At full reaction the expansion can exceed 122 MPa (11,200 T/m²) — well above the tensile limits of most stone and concrete. Typical rock tensile strength runs 5–25 MPa; reinforced concrete often fails around 3–5 MPa in tension.
After pouring, pressure inside each hole rises over time — reaching roughly 11,000 T/m² at room temperature within about 24 hours. The process is gradual: cracks start at the hole wall, spread outward, and widen as expansion continues. That's different from instantaneous shattering from a blast charge.
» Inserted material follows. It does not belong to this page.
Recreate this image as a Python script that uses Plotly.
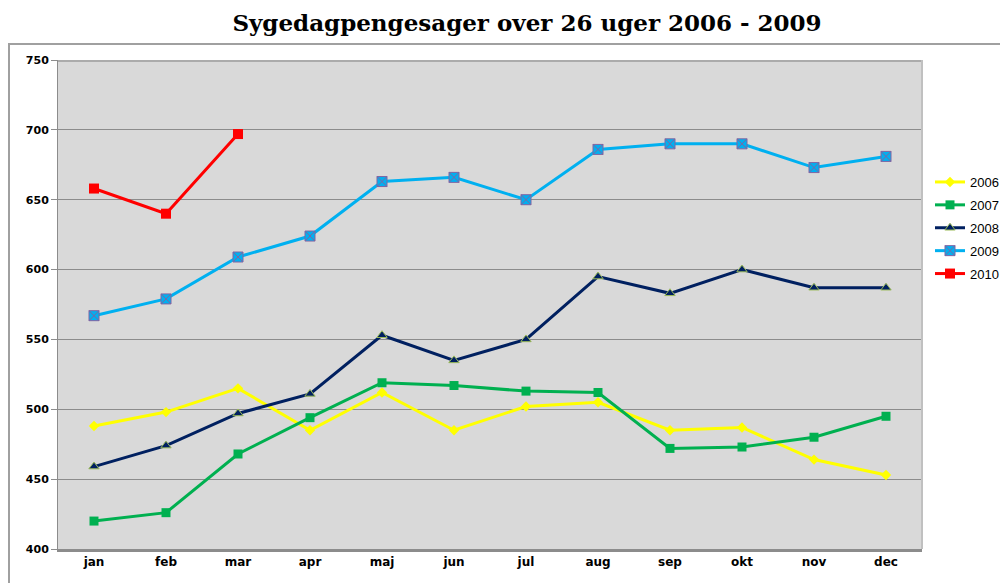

Tensile stress at right angles to the hole wall initiates the first cracks (Fig. 1). As pressure keeps building, existing cracks grow and new ones form. A single hole usually produces two to four fracture lines. With a free face nearby, shear stress opens the gap and a secondary crack often runs toward that surface (Fig. 2).
With a properly spaced grid of holes filled with Crackit, fractures link between neighbours as planned (Fig. 3). Hole depth, spacing, and angle let you steer the break direction on site.
Vertical holes alone in deep cuts often produce horizontal cracking without much opening — the rock has nowhere to move. For trenching, shafting, or tunnelling, drill some holes on an angle or run a pre-split line first so the mass has at least two free surfaces to expand toward.